Typically, she's forced to eat a few bites of a fruit she'd rather not have before moving on to something else she'd rather eat.  But there's something about a mama surviving on five hours or less of sleep a night that causes her to simplify (and by simplify, I mean eliminate as much whining and table hopping as possible).  She starts to buy just the foods she knows won't repulse the children.  So when Jason asked what fruit to buy, I said, "I don't know, maybe try peaches?  Maybe Audrey will like those."

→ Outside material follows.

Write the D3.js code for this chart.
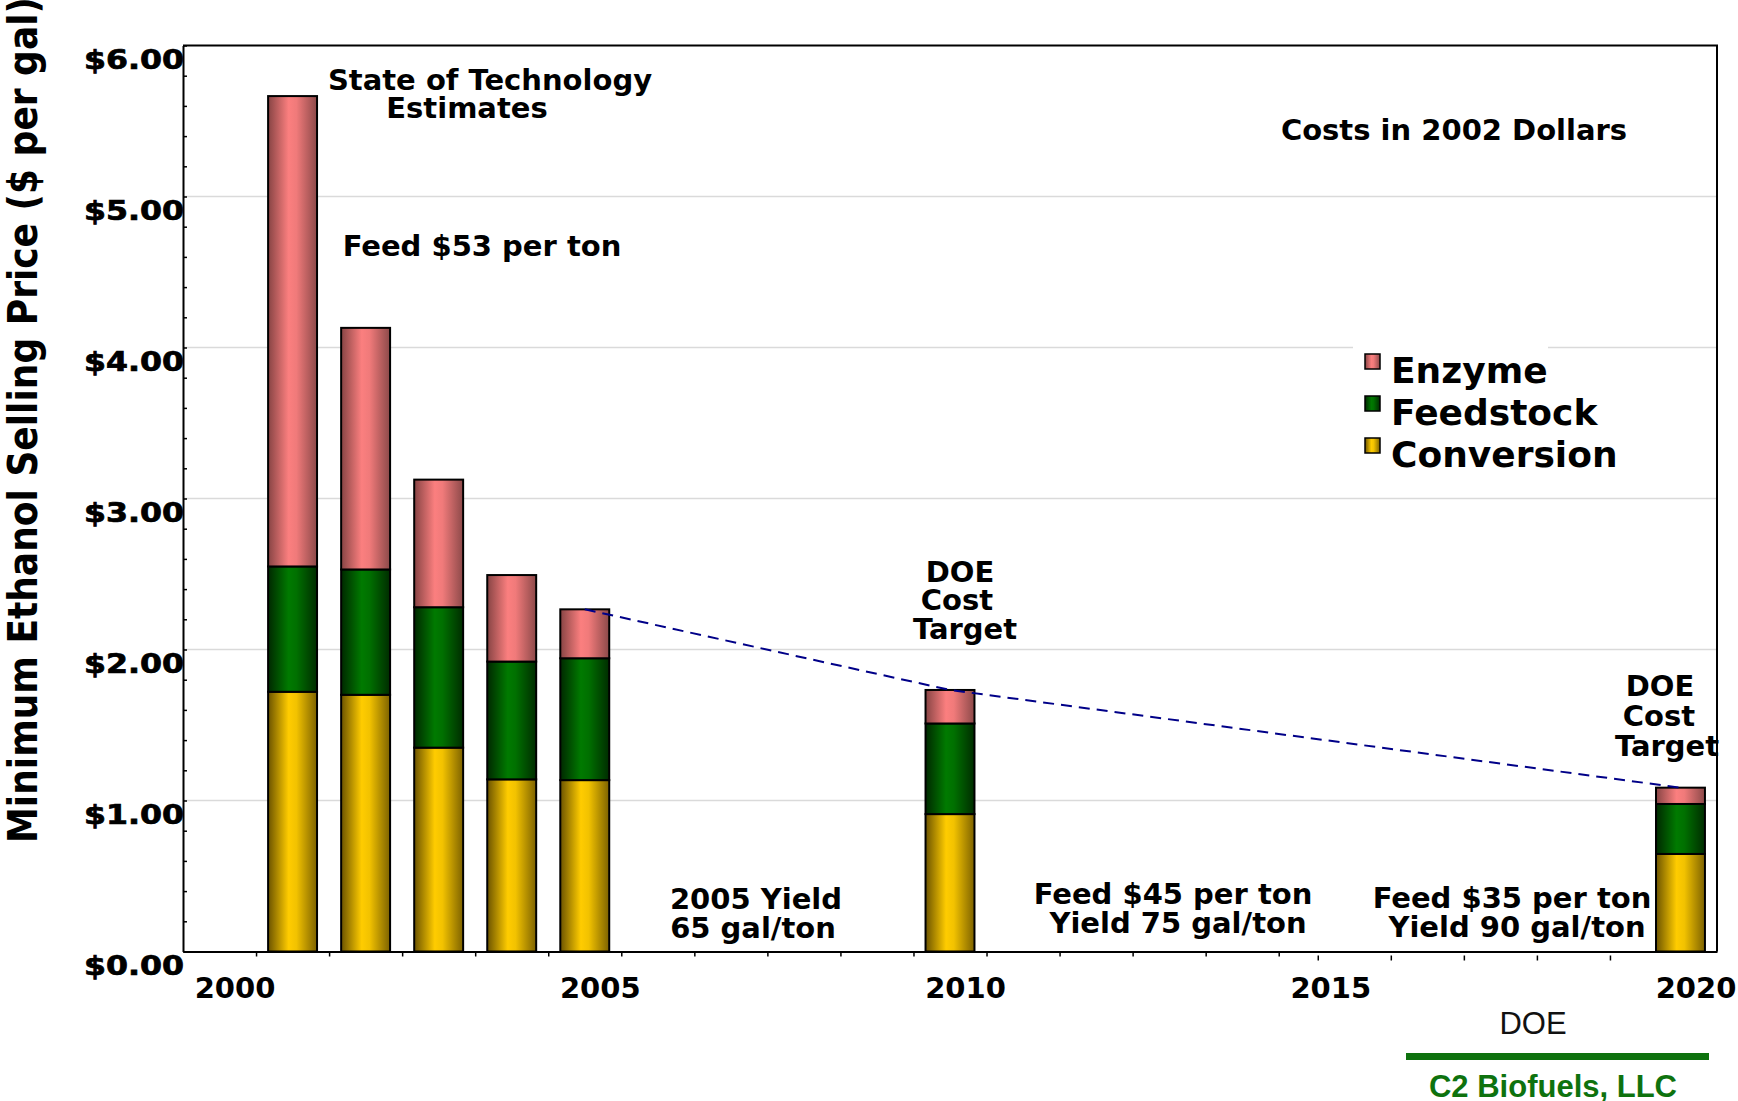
<!DOCTYPE html>
<html>
<head>
<meta charset="utf-8">
<script src="https://cdn.jsdelivr.net/npm/d3@7"></script>
<style>
  body { margin: 0; background: #fff; }
  svg text { font-family: "DejaVu Sans", sans-serif; font-weight: bold; fill: #000; }
</style>
</head>
<body>
<svg id="chart" width="1738" height="1101"></svg>
<script>
// bar years (bars sit half a year left of the year tick)
var years = [2001, 2002, 2003, 2004, 2005, 2010, 2020];
var conversion = [1.72, 1.70, 1.35, 1.14, 1.135, 0.91, 0.646];
var feedstock = [0.83, 0.83, 0.93, 0.78, 0.807, 0.60, 0.331];
var enzyme = [3.115, 1.60, 0.845, 0.573, 0.324, 0.222, 0.108];

var seriesNames = ["Conversion", "Feedstock", "Enzyme"];
var legendOrder = ["Enzyme", "Feedstock", "Conversion"];
var targetYears = [2005, 2010, 2020];

var yTickValues = [0, 1, 2, 3, 4, 5, 6];
var xLabelYears = [2000, 2005, 2010, 2015, 2020];

var svg = d3.select("#chart");
var plotLeft = 183, plotRight = 1717, plotTop = 45.5, plotBottom = 951.5;

var x = d3.scaleLinear().domain([1999, 2020]).range([plotLeft, plotRight]);
var y = d3.scaleLinear().domain([0, 6]).range([plotBottom, plotTop]);

// gradients for the bar look
var grads = {
  Conversion: ["#6b5300", "#ffcc00", "#f2c200", "#7d6200"],
  Feedstock: ["#002800", "#007a00", "#007000", "#002c00"],
  Enzyme: ["#874444", "#fb7f7f", "#f07a7a", "#8c4949"]
};
var defs = svg.append("defs");
Object.keys(grads).forEach(function (k) {
  var g = defs.append("linearGradient").attr("id", "g-" + k)
    .attr("x1", 0).attr("x2", 1).attr("y1", 0).attr("y2", 0);
  [0, 0.42, 0.58, 1].forEach(function (o, i) {
    g.append("stop").attr("offset", o).attr("stop-color", grads[k][i]);
  });
});

// gridlines
svg.append("g").selectAll("line")
  .data(yTickValues.slice(1, 6))
  .enter().append("line")
  .attr("x1", plotLeft).attr("x2", plotRight)
  .attr("y1", function (d) { return y(d); })
  .attr("y2", function (d) { return y(d); })
  .attr("stroke", "#dadada").attr("stroke-width", 1.5);

// stacked bars
var table = years.map(function (yr, i) {
  return { year: yr, Conversion: conversion[i], Feedstock: feedstock[i], Enzyme: enzyme[i] };
});
var stacked = d3.stack().keys(seriesNames)(table);
var barW = x(1999.67) - x(1999);

svg.append("g").selectAll("g")
  .data(stacked)
  .enter().append("g")
  .attr("fill", function (s) { return "url(#g-" + s.key + ")"; })
  .selectAll("rect")
  .data(function (s) { return s; })
  .enter().append("rect")
  .attr("x", function (d) { return x(d.data.year - 0.5) - barW / 2; })
  .attr("width", barW)
  .attr("y", function (d) { return y(d[1]); })
  .attr("height", function (d) { return y(d[0]) - y(d[1]); })
  .attr("stroke", "#000").attr("stroke-width", 2);

// dashed target line through bar tops
var targetPts = targetYears.map(function (yr) {
  var i = years.indexOf(yr);
  return [yr - 0.5, conversion[i] + feedstock[i] + enzyme[i]];
});
svg.append("path")
  .datum(targetPts)
  .attr("d", d3.line().x(function (d) { return x(d[0]); }).y(function (d) { return y(d[1]); }))
  .attr("fill", "none").attr("stroke", "#000088").attr("stroke-width", 2)
  .attr("stroke-dasharray", "11,7");

// axes
svg.append("g").attr("transform", "translate(" + plotLeft + ",0)")
  .call(d3.axisLeft(y).tickValues(d3.range(0, 6.01, 0.2)).tickSizeInner(-4).tickSizeOuter(0).tickFormat(""));
svg.append("g").attr("transform", "translate(0," + plotBottom + ")")
  .call(d3.axisBottom(x).tickValues(d3.range(2000, 2015)).tickSizeInner(5).tickSizeOuter(0).tickFormat(""));
// later ticks sit a little off in the original
svg.append("g").attr("transform", "translate(-34," + (plotBottom + 4) + ")")
  .call(d3.axisBottom(x).tickValues(d3.range(2015, 2020)).tickSizeInner(5).tickSizeOuter(0).tickFormat(""))
  .select(".domain").remove();
svg.selectAll(".domain").attr("stroke-width", 2);
svg.selectAll(".tick line").attr("stroke-width", 1.5);

// frame
svg.append("path")
  .attr("d", "M" + plotLeft + "," + plotTop + "H" + plotRight + "V" + plotBottom)
  .attr("fill", "none").attr("stroke", "#000").attr("stroke-width", 2);

// tick labels
svg.append("g").selectAll("text")
  .data(yTickValues)
  .enter().append("text")
  .attr("x", plotLeft + 1).attr("y", function (d) { return y(d) + 23.5; })
  .attr("text-anchor", "end")
  .attr("font-size", 26)
  .attr("stroke", "#000").attr("stroke-width", 0.7)
  .attr("textLength", 100).attr("lengthAdjust", "spacingAndGlyphs")
  .text(function (d) { return "$" + d3.format(".2f")(d); });

svg.append("g").selectAll("text")
  .data(xLabelYears)
  .enter().append("text")
  .attr("x", function (d) { return x(d) - 21; }).attr("y", 998)
  .attr("text-anchor", "middle")
  .attr("font-size", 29)
  .text(function (d) { return d; });

// y title
svg.append("text")
  .attr("transform", "translate(37,420) rotate(-90)")
  .attr("text-anchor", "middle")
  .attr("font-size", 41)
  .attr("textLength", 846).attr("lengthAdjust", "spacingAndGlyphs")
  .text("Minimum Ethanol Selling Price ($ per gal)");

// annotations
var notes = [
  [490, 90, "State of Technology"], [467, 118, "Estimates"],
  [482, 256, "Feed $53 per ton"], [1454, 140, "Costs in 2002 Dollars"],
  [960, 582, "DOE"], [957, 610, "Cost"], [965, 639, "Target"],
  [1660, 696, "DOE"], [1659, 726, "Cost"], [1667, 756, "Target"],
  [756, 909, "2005 Yield"], [753, 938, "65 gal/ton"],
  [1173, 904, "Feed $45 per ton"], [1178, 933, "Yield 75 gal/ton"],
  [1512, 908, "Feed $35 per ton"], [1517, 937, "Yield 90 gal/ton"]
];
svg.append("g").selectAll("text")
  .data(notes)
  .enter().append("text")
  .attr("x", function (d) { return d[0]; }).attr("y", function (d) { return d[1]; })
  .attr("text-anchor", "middle")
  .attr("font-size", 29)
  .text(function (d) { return d[2]; });

// legend
var legend = svg.append("g");
legend.append("rect")
  .attr("x", 1353).attr("y", 342).attr("width", 195).attr("height", 138)
  .attr("fill", "#fff");
var rows = legend.selectAll("g.row")
  .data(legendOrder)
  .enter().append("g")
  .attr("class", "row")
  .attr("transform", function (d, i) { return "translate(1365," + (354 + i * 42) + ")"; });
rows.append("rect")
  .attr("width", 15).attr("height", 15)
  .attr("fill", function (d) { return "url(#g-" + d + ")"; })
  .attr("stroke", "#000").attr("stroke-width", 1.5);
rows.append("text")
  .attr("x", 26).attr("y", 29)
  .attr("font-size", 36)
  .text(function (d) { return d; });

// footer
svg.append("text")
  .attr("x", 1533).attr("y", 1034)
  .attr("text-anchor", "middle")
  .style("font-family", "'Liberation Sans', Arial, sans-serif")
  .style("font-weight", "normal")
  .style("fill", "#111")
  .attr("font-size", 31)
  .text("DOE");
svg.append("line")
  .attr("x1", 1406).attr("x2", 1709).attr("y1", 1056.5).attr("y2", 1056.5)
  .attr("stroke", "#0e720e").attr("stroke-width", 7);
svg.append("text")
  .attr("x", 1553).attr("y", 1097)
  .attr("text-anchor", "middle")
  .style("font-family", "'Liberation Sans', Arial, sans-serif")
  .style("fill", "#0e720e")
  .attr("font-size", 31)
  .text("C2 Biofuels, LLC");
</script>
</body>
</html>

The kids were in the kitchen with us.  Jason turned to Audrey.  He explained that the fruit fuss was going to stop.  The glory days of mama making one snack to satisfy her and one to satisfy the boys was over.  We were returning to our normal policy.  If I served something she didn't like, she didn't have to eat it, but she just wasn't eating.  "I don't know what game you think you're playing, but we're not going to play that game," he said.

"We're playing hide 'n seek," said Jack.


***

Luckily for China Fairy, the man-in-residence here is a good Barbie surgeon and popped her wayward leg back into place.  She's good for several more miles.  As for the rest of us, we're good, too.  We're not perfect, and neither is this blog.  It took me a week (with interruptions like dropping Jason off at the airport, a sick kid, a get-away to the grandparents, lots of boo-boos to kiss and tears over missing Daddy to wipe away, and a field trip to the Indianapolis Children's Museum) just to get it typed up.  But it's here, and it feels good, especially the part where I get to put Barbie out of my mind.  That part is just perfect. 






   

2 comments:

  1. Kristin, I adore you. This was sweet and thoughtful and hilarious. Sounds perfect to me.

    ReplyDelete
    Replies
    1. Elizabeth, you are sweet and thoughtful and hilarious. It's so perfect that I get to call you my friend!